Shadowing the cops to glean their tactics

Citizen police academies help ease strained relations

Dottie Stepp knows how to keep a cool head.

And after word quickly spread around her Arlington community that a couple had been found shot in their home, Ms. Stepp was able to help calm her neighbor's fears.

"I had people calling me up all upset and worried about their own safety," she says. "And with my knowledge of police procedures, I was able to explain to them that they probably had nothing to worry about."

As president of Arlington County's Citizen's Crime Prevention Council, Stepp made a special effort to learn how the police operate. She'd even taken a course offered by her local police department called the Citizens Police Academy.

There are more than 100 such academies offered by police departments around the United States. And President Clinton and other national law-enforcement leaders now see them as a key solution to the growing gap in understanding between the police and the public.

So much so, the president has launched a new nationwide program to help more communities establish citizen police academies to "inform residents about police procedures and teach them new ways to make their own neighborhoods safer."

The strained relations between the police and the public have become increasingly evident, particularly in large urban areas like New York where four officers recently shot to death an unarmed African immigrant, exacerbating racial tensions between a mostly white force and the minority community.

But all across the country, even as the crime rate has gone steadily down, police work has become increasingly more dangerous. And even in the seemingly safest rural areas, police sometimes behave in ways that people don't understand.

"The goal of a Citizens Police Academy is to teach people the hard realities and the responsibilities involved in police work ... and why they do what they do," says Rich Roberts, director of special operations for the International Union of Police Associations in Alexandria, Va.

Mr. Roberts believes society is asking police to go further toward accommodating the public's needs, then it is asking the public to understand the pressures and restraints under which police operate. The citizen academies offer a remedy to that.

Mending strained relations

But critics argue that citizen education won't curb abuses by officers, which they contend are at the heart of the strains between police and many communities.

"Lecturing the public on how they do their job is not a strategy to fight police misconduct," says John Crew, head of the police practices division of the American Civil Liberties Union in San Francisco.

But advocates say a better understanding is often exactly what's needed to explain troubling incidents. The academies also give citizens direct contact with the police administration, so they know whom to contact when there is trouble.

At the headquarters of the Alexandria Police Department on a recent Wednesday night, about a dozen local residents gathered in the briefing room for their third class in police practices. The night's subject: communications.

"We want to dispel the myth that it's anything like the TV show," says Jill Eastman, an emergency communications technician supervisor, about the 911 calls that come in. "People are rude and discourteous to us all the time."

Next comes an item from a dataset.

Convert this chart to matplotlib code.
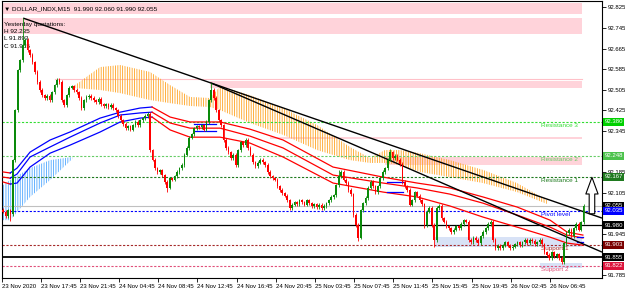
import matplotlib.pyplot as plt
import matplotlib.transforms as mtransforms
import numpy as np

# ---- data (M15 bars, DOLLAR_INDX) ----
closes = [
    92.031, 92.015, 92.038, 92.023, 92.232, 92.426, 92.581, 92.620,
    92.678, 92.698, 92.659, 92.640, 92.612, 92.574, 92.535, 92.504,
    92.484, 92.473, 92.481, 92.465, 92.496, 92.523, 92.543, 92.535,
    92.465, 92.446, 92.484, 92.512, 92.519, 92.504, 92.496, 92.473,
    92.434, 92.465, 92.477, 92.481, 92.473, 92.465, 92.457, 92.469,
    92.449, 92.442, 92.449, 92.438, 92.446, 92.434, 92.426, 92.403,
    92.387, 92.372, 92.356, 92.364, 92.349, 92.368, 92.380, 92.368,
    92.387, 92.395, 92.403, 92.411, 92.271, 92.233, 92.201, 92.186,
    92.193, 92.174, 92.147, 92.124, 92.162, 92.155, 92.170, 92.186,
    92.201, 92.213, 92.252, 92.279, 92.318, 92.333, 92.356, 92.364,
    92.360, 92.368, 92.349, 92.380, 92.465, 92.504, 92.473, 92.426,
    92.387, 92.368, 92.310, 92.279, 92.263, 92.240, 92.252, 92.213,
    92.271, 92.302, 92.290, 92.310, 92.279, 92.252, 92.224, 92.209,
    92.221, 92.233, 92.224, 92.213, 92.186, 92.170, 92.162, 92.155,
    92.131, 92.116, 92.104, 92.093, 92.077, 92.046, 92.058, 92.069,
    92.061, 92.077, 92.069, 92.058, 92.077, 92.065, 92.054, 92.061,
    92.050, 92.058, 92.046, 92.054, 92.065, 92.077, 92.089, 92.096,
    92.135, 92.170, 92.186, 92.155, 92.143, 92.116, 92.100, 92.019,
    91.980, 91.930, 92.038, 92.065, 92.085, 92.124, 92.147, 92.131,
    92.108, 92.131, 92.162, 92.186, 92.201, 92.233, 92.263, 92.240,
    92.248, 92.233, 92.217, 92.147, 92.131, 92.116, 92.058, 92.077,
    92.108, 92.093, 92.077, 92.061, 91.980, 92.031, 92.046, 91.980,
    91.922, 92.046, 92.054, 92.007, 91.992, 91.976, 91.968, 91.953,
    91.961, 91.976, 91.968, 91.984, 91.999, 91.992, 91.922, 91.914,
    91.930, 91.922, 91.910, 91.937, 91.953, 91.968, 91.984, 91.992,
    91.922, 91.891, 91.899, 91.891, 91.902, 91.914, 91.899, 91.891,
    91.895, 91.906, 91.914, 91.902, 91.914, 91.922, 91.910, 91.922,
    91.918, 91.906, 91.914, 91.922, 91.906, 91.875, 91.864, 91.852,
    91.875, 91.860, 91.867, 91.852, 91.836, 91.910, 91.949, 91.961,
    91.937, 91.968, 91.984, 91.961, 91.990, 92.055,
]
first_open = 92.040
spike_highs = {8: 92.783, 85: 92.531, 137: 92.195, 158: 92.275, 237: 92.060}
spike_lows = {3: 91.995, 67: 92.108, 145: 91.918, 172: 91.970, 176: 91.895, 228: 91.829}

# moving-average band (three lines) read at knots: bar, upper, middle, lower
band_bars = [0, 2.9, 5.7, 11, 19.2, 27.3, 39.6, 47.8, 55.9, 60.8,
             68.2, 76.3, 88.6, 100.8, 114.3, 134.7, 155.1, 169, 182.4,
             195.9, 209.8, 223.3, 230.2, 236.7]
band_up = [92.186, 92.182, 92.201, 92.263, 92.310, 92.341, 92.395, 92.418, 92.434, 92.438,
           92.399, 92.380, 92.380, 92.352, 92.310, 92.205, 92.166, 92.143, 92.124,
           92.089, 92.050, 91.999, 91.953, 91.941]
band_mid = [92.166, 92.162, 92.178, 92.244, 92.283, 92.321, 92.376, 92.407, 92.415, 92.418,
            92.376, 92.356, 92.356, 92.325, 92.279, 92.174, 92.143, 92.124, 92.100,
            92.065, 92.019, 91.972, 91.941, 91.930]
band_low = [92.147, 92.139, 92.143, 92.205, 92.259, 92.290, 92.341, 92.380, 92.395, 92.399,
            92.349, 92.321, 92.321, 92.298, 92.244, 92.143, 92.108, 92.089, 92.054,
            92.011, 91.972, 91.933, 91.910, 91.902]
band_blue_from, band_blue_to = 2.9, 60.8
band_flat = [(78, 87, 92.372), (78, 87, 92.345), (156.7, 163.3, 92.147),
             (156.7, 163.3, 92.108), (234.3, 236.7, 91.934), (234.3, 236.7, 91.914)]

# cloud (hatched) knots: bar, top, bottom
cloud_blue_bars = [0, 2.9, 11, 19.2, 28.2]
cloud_blue_top = [92.135, 92.155, 92.201, 92.232, 92.244]
cloud_blue_bot = [91.999, 91.999, 92.089, 92.155, 92.236]
cloud_orange_bars = [29.4, 39.6, 47.8, 60, 68.2, 76.3, 84.5, 88.6, 100.8, 114.3,
                     128.2, 141.6, 149.8, 155.9, 162, 170.2, 182.4, 195.9, 209.8, 222.0]
cloud_orange_top = [92.523, 92.593, 92.601, 92.574, 92.523, 92.477, 92.473, 92.519, 92.484, 92.434,
                    92.368, 92.283, 92.240, 92.271, 92.271, 92.259, 92.232, 92.194, 92.143, 92.077]
cloud_orange_bot = [92.512, 92.504, 92.492, 92.465, 92.453, 92.442, 92.438, 92.426, 92.376, 92.330,
                    92.271, 92.232, 92.221, 92.221, 92.213, 92.186, 92.166, 92.143, 92.108, 92.062]

# trend lines: (bar, price) -> (bar, price)
trend_lines = [((8.2, 92.783), (244.5, 92.007)), ((84.9, 92.531), (244.5, 91.875))]

# levels
levels = {'Resistance 3': 92.380, 'Resistance 2': 92.248, 'Resistance 1': 92.167,
          'Pivot level': 92.035, 'Support 1': 91.903, 'Support 2': 91.822}
bid_price = 92.055
black_levels = [91.980, 91.855]

# zones: (bar_from, bar_to, price_low, price_high)
pink_zones = [(-1, 236.3, 92.799, 92.841), (-1, 236.3, 92.721, 92.783),
              (84.5, 236.3, 92.512, 92.539), (109, 236.3, 92.314, 92.321),
              (156, 236.3, 92.213, 92.244)]
pink_line = (21, 236.3, 92.546)
blue_zones = [(176.3, 236.3, 91.895, 91.934), (219, 236.3, 91.813, 91.833)]

arrow_bar, arrow_from, arrow_to = 240.4, 92.013, 92.176

time_labels = ['23 Nov 2020', '23 Nov 17:45', '23 Nov 21:45', '24 Nov 04:45', '24 Nov 08:45',
               '24 Nov 12:45', '24 Nov 16:45', '24 Nov 20:45', '25 Nov 03:45', '25 Nov 07:45',
               '25 Nov 11:45', '25 Nov 15:45', '25 Nov 19:45', '26 Nov 02:45', '26 Nov 06:45']
price_ticks = [92.825, 92.745, 92.665, 92.585, 92.505, 92.425, 92.345, 92.265,
               92.185, 92.105, 92.025, 91.945, 91.865, 91.785]
hidden_ticks = [92.265, 92.025, 91.865]   # covered by the price boxes in the reference

yesterday = ['Yesterday quotations:', 'H 92.235', 'L 91.893', 'C 91.965']
header = '\u25bc DOLLAR_INDX,M15  91.990 92.060 91.990 92.055'

# ---- figure ----
plt.rcParams['font.family'] = ['Liberation Sans', 'DejaVu Sans']
plt.rcParams['hatch.linewidth'] = 0.6

fig = plt.figure(figsize=(6.25, 2.92), dpi=100)
ax = fig.add_axes([2 / 625, 14 / 292, 600 / 625, 277 / 292])
ax.set_xlim(-0.45, 244.5)
ax.set_ylim(91.7745, 92.8494)

GREEN = '#0a8a0a'
RED = '#ff0000'
PINK = '#ffd3da'
LBLUE = '#d8e2f6'

for x0, x1, lo, hi in pink_zones:
    ax.fill_between([x0, x1], lo, hi, color=PINK, lw=0, zorder=1)
ax.plot([pink_line[0], pink_line[1]], [pink_line[2]] * 2, color='#ffc0c8', lw=0.8, zorder=1)
for x0, x1, lo, hi in blue_zones:
    ax.fill_between([x0, x1], lo, hi, color=LBLUE, lw=0, zorder=1)

# cloud
ax.fill_between(cloud_blue_bars, cloud_blue_top, cloud_blue_bot, facecolor='none',
                edgecolor='#4da6ff', hatch='|' * 7, lw=0, zorder=2)
ax.fill_between(cloud_orange_bars, cloud_orange_top, cloud_orange_bot, facecolor='none',
                edgecolor='#ffa21f', hatch='|' * 7, lw=0, zorder=2)

# levels
level_style = {'Resistance 3': ('#33dd33', '#00e000'), 'Resistance 2': ('#66cc66', '#4cc24c'),
               'Resistance 1': ('#1f7a1f', '#1f7a1f'), 'Pivot level': ('#0000ff', '#0000ff'),
               'Support 1': ('#a52a2a', '#7a0000'), 'Support 2': ('#e0507a', '#dc143c')}
for name, price in levels.items():
    lc, bc = level_style[name]
    ax.axhline(price, color=lc, lw=0.8, ls=(0, (2, 1.5)), zorder=2)
    ax.text(219.6, price - 0.003, name, color=lc, fontsize=4.6, va='top', ha='left', zorder=3)
ax.axhline(bid_price, color='#c0c0c0', lw=0.8, zorder=2)
ax.axhline(black_levels[0], color='black', lw=0.9, zorder=2)
ax.axhline(black_levels[1], color='black', lw=1.3, zorder=2)

# band lines
bb = np.array(band_bars)
for vals in (band_up, band_mid, band_low):
    v = np.array(vals)
    m_red1 = bb <= band_blue_from
    m_blue = (bb >= band_blue_from) & (bb <= band_blue_to)
    m_red2 = bb >= band_blue_to
    ax.plot(bb[m_red1], v[m_red1], color='red', lw=0.9, zorder=4)
    ax.plot(bb[m_blue], v[m_blue], color='#0000ff', lw=0.9, zorder=4)
    ax.plot(bb[m_red2], v[m_red2], color='red', lw=0.9, zorder=4)
for x0, x1, p in band_flat:
    ax.plot([x0, x1], [p, p], color='#0000ff', lw=0.9, zorder=4)

# trend lines
for (x0, y0), (x1, y1) in trend_lines:
    ax.plot([x0, x1], [y0, y1], color='black', lw=1.0, zorder=4, solid_capstyle='butt')

# text (under candles)
fig.text(4 / 625, 1 - 9 / 292, header, fontsize=4.6, va='center', ha='left')
for k, t in enumerate(yesterday):
    ax.text(0.3, 92.760 - 0.029 * k, t, fontsize=4.6, va='center', ha='left', zorder=3)

# candles
c = np.array(closes)
o = np.array([first_open] + closes[:-1])
idx = np.arange(len(c))
hi = np.maximum(o, c) + 0.006
lo = np.minimum(o, c) - 0.006
for k, v in spike_highs.items():
    hi[k] = v
for k, v in spike_lows.items():
    lo[k] = v
cols = [GREEN if cc >= oo else RED for oo, cc in zip(o, c)]
ax.vlines(idx, lo, hi, colors=cols, lw=0.6, zorder=5)
ax.bar(idx, np.maximum(np.abs(c - o), 0.002), bottom=np.minimum(o, c), width=0.7,
       color=cols, lw=0, zorder=5)

# arrow
ax.annotate('', xy=(arrow_bar, arrow_to), xytext=(arrow_bar, arrow_from),
            arrowprops=dict(arrowstyle='simple,head_width=0.55,head_length=0.75,tail_width=0.25',
                            mutation_scale=16, fc='white', ec='black', lw=0.8), zorder=6)

# axes
ax.set_xticks([-0.4] + [16 * k - 0.7 for k in range(1, len(time_labels))])
ax.set_xticklabels(time_labels)
for lab in ax.get_xticklabels():
    lab.set_horizontalalignment('left')
ax.tick_params(axis='x', length=3, width=0.6, pad=1, labelsize=4.3)
ax.yaxis.tick_right()
ax.set_yticks(price_ticks)
ax.set_yticklabels(['' if p in hidden_ticks else f'{p:.3f}' for p in price_ticks])
ax.tick_params(axis='y', length=3, width=0.6, pad=1, labelsize=4.3)
for s in ax.spines.values():
    s.set_linewidth(0.8)

# price boxes on the right axis
box_tr = mtransforms.blended_transform_factory(ax.transAxes, ax.transData)
boxes = [(levels['Resistance 3'], '#00d000'), (levels['Resistance 2'], '#4cc24c'),
         (levels['Resistance 1'], '#1f7a1f'), (bid_price, 'black'),
         (levels['Pivot level'], '#0000ff'), (black_levels[0], 'black'),
         (levels['Support 1'], '#7a0000'), (black_levels[1], 'black'),
         (levels['Support 2'], '#dc143c')]
for p, bc in boxes:
    ax.text(1.004, p, f'{p:.3f}', transform=box_tr, color='white', fontsize=4.3,
            va='center', ha='left', clip_on=False, zorder=10,
            bbox=dict(boxstyle='square,pad=0.25', fc=bc, ec='none'))

fig.savefig('out.png', dpi=100)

Ms. Eastman explains the high level of expertise and stress involved with working the police radios. Dispatchers are given a year's worth of training on the computers and radios, they've got to learn the geography of the city, the criminal codes, dispatch priorities, and the "10" codes, police shorthand for the problems they confront.

But most important, the dispatchers need sensitivity and keen judgment to discern the seriousness of an incident, and how best to deal with the person who's calling for help.

"It's hard to type and talk with someone screaming at you, you have to constantly fight your own reactions," Eastman says.

Arlington's 26 dispatchers handle more than 150,000 calls between them each year. That's just one of the many facts the class is learning. During the 10-week course, they'll tackle probable-cause rules, use-of-deadly-force policies, patrol operations, and crime scene and drug investigations. They also get to ride along with an officer.

"I went on a ride along and it's scary," says Carmen Gonzales, a local community activist who is taking the course. "They're putting their lives on the line every time they go out there."

Behind the badge

One of the most important things police would like people like Ms. Gonzales to learn and share with their neighbors is why they do what they do. For instance, when a police officer stops someone for speeding or even a simple equipment violation, the officer may appear stern and curt - especially if it's at night.

"I always tell people if you're ever in a traffic stop, turn on your dome light immediately, hit your flashers, and keep your hands in sight," Roberts says. "If the officer can see your hands, he's a whole lot more comfortable."

That might sound silly but, when approaching a car, an officer has no idea who the driver is or whether they're armed, Roberts adds. "If civilians understood that, it would reduce some of the tension."

Most of the students in Alexandria fully agree. They say they're amazed at the level of professionalism and training the officers receive, and the sometimes difficult, split-second decisions they often have to make. It's also given most of the students a better understanding of the role they can play in the community.

"If you want good policing, you have to be willing to contribute to your own safety. The police can't do it all," says academy student Mike Jukoski. "I don't think a lot of people realize that."